Reproduce nothing but the lines from the start of the material through the line that includes "53]).paddingInner(26 / 66);", both ends included, and omit every picture.

== SOURCE MATERIAL ==
━━━━━━━━━━
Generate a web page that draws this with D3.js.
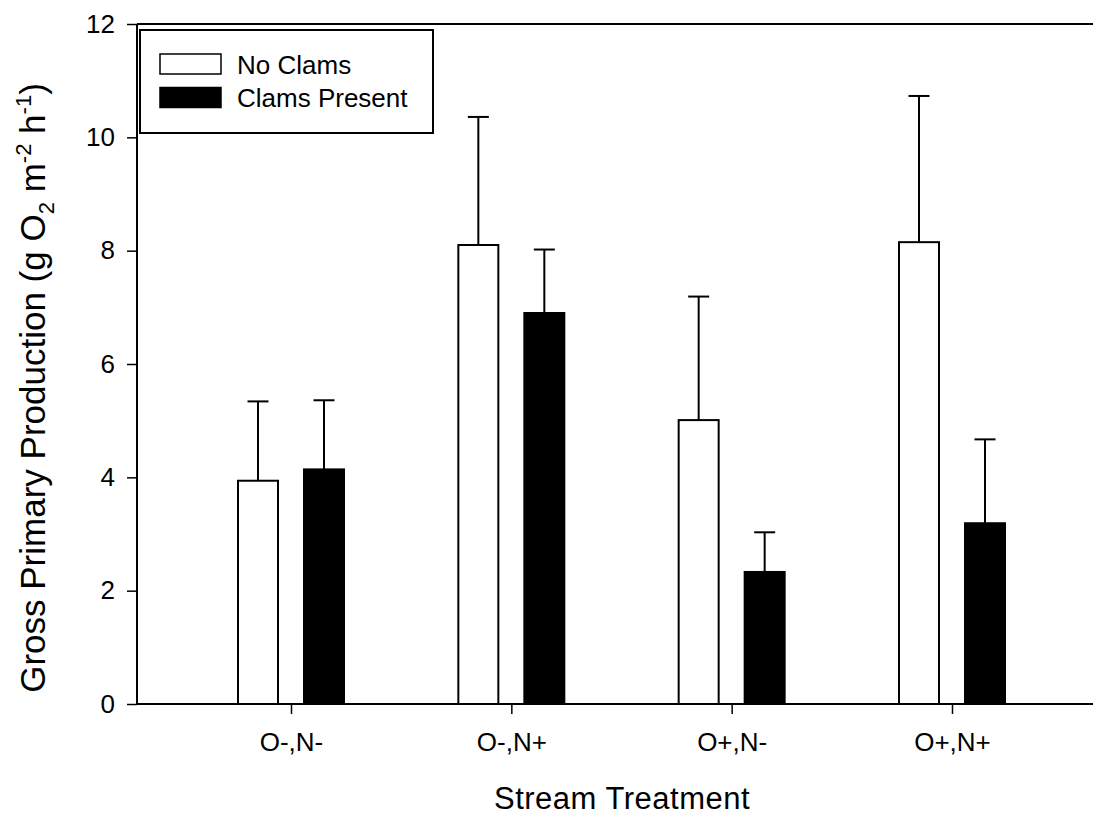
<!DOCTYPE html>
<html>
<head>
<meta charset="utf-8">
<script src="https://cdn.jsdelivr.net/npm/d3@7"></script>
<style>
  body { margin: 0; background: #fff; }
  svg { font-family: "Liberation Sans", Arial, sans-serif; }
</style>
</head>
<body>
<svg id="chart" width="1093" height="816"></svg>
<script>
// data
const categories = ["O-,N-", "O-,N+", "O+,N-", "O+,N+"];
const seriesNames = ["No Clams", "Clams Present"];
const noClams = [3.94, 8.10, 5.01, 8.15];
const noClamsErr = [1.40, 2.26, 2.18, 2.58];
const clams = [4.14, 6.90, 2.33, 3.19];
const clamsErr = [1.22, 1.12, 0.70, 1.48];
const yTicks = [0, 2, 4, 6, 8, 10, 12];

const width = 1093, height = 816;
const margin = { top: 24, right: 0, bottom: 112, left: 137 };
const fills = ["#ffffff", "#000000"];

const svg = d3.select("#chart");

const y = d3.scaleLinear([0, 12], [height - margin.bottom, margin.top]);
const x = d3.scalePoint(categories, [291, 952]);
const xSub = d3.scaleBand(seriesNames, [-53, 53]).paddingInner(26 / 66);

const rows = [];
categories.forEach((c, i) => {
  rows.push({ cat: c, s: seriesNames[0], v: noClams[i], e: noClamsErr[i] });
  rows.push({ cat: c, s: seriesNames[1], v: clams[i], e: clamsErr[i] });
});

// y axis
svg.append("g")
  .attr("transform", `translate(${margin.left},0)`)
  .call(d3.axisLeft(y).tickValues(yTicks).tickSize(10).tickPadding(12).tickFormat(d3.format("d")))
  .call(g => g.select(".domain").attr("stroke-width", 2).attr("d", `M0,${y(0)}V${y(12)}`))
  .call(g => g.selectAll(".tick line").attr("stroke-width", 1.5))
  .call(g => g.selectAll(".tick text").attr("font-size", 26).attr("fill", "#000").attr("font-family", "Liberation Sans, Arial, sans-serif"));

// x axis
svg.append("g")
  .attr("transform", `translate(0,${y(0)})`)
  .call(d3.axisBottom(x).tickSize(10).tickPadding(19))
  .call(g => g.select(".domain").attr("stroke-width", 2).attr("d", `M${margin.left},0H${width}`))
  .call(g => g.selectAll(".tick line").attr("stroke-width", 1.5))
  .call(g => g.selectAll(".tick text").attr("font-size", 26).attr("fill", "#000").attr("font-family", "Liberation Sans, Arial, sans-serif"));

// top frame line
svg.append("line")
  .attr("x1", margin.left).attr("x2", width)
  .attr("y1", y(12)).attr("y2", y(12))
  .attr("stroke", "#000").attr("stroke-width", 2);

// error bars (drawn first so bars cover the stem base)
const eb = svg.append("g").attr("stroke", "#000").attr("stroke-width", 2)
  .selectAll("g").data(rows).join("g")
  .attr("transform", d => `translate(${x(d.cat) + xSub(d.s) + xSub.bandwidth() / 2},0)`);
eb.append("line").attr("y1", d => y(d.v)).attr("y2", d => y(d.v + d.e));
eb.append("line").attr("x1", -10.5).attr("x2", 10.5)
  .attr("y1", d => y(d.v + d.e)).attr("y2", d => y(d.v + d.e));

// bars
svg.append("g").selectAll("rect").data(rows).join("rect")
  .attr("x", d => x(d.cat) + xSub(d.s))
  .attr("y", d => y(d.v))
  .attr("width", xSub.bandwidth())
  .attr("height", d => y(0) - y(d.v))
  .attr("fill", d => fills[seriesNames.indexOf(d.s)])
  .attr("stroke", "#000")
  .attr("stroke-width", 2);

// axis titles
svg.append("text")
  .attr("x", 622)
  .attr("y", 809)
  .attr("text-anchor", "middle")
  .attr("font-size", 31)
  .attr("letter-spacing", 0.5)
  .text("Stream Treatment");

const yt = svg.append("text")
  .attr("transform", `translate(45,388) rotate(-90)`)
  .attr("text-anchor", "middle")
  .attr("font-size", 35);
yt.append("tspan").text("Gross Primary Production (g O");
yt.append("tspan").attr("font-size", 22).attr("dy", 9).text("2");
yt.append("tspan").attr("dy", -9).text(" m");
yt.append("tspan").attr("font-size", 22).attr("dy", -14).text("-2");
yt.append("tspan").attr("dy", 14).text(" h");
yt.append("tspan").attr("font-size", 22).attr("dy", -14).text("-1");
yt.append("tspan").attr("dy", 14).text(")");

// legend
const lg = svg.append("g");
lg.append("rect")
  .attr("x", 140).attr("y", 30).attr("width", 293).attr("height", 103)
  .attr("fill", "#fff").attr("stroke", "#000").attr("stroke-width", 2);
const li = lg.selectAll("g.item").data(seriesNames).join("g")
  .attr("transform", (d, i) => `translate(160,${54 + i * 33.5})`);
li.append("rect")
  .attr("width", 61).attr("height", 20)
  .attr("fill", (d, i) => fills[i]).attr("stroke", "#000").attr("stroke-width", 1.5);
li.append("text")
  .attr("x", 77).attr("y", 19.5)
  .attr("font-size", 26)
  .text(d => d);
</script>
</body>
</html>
━━━━━━━━━━
== SOLUTION FOR THIS EXERCISE ==
Generate a web page that draws this with D3.js.
<!DOCTYPE html>
<html>
<head>
<meta charset="utf-8">
<script src="https://cdn.jsdelivr.net/npm/d3@7"></script>
<style>
  body { margin: 0; background: #fff; }
  svg { font-family: "Liberation Sans", Arial, sans-serif; }
</style>
</head>
<body>
<svg id="chart" width="1093" height="816"></svg>
<script>
// data
const categories = ["O-,N-", "O-,N+", "O+,N-", "O+,N+"];
const seriesNames = ["No Clams", "Clams Present"];
const noClams = [3.94, 8.10, 5.01, 8.15];
const noClamsErr = [1.40, 2.26, 2.18, 2.58];
const clams = [4.14, 6.90, 2.33, 3.19];
const clamsErr = [1.22, 1.12, 0.70, 1.48];
const yTicks = [0, 2, 4, 6, 8, 10, 12];

const width = 1093, height = 816;
const margin = { top: 24, right: 0, bottom: 112, left: 137 };
const fills = ["#ffffff", "#000000"];

const svg = d3.select("#chart");

const y = d3.scaleLinear([0, 12], [height - margin.bottom, margin.top]);
const x = d3.scalePoint(categories, [291, 952]);
const xSub = d3.scaleBand(seriesNames, [-53, 53]).paddingInner(26 / 66);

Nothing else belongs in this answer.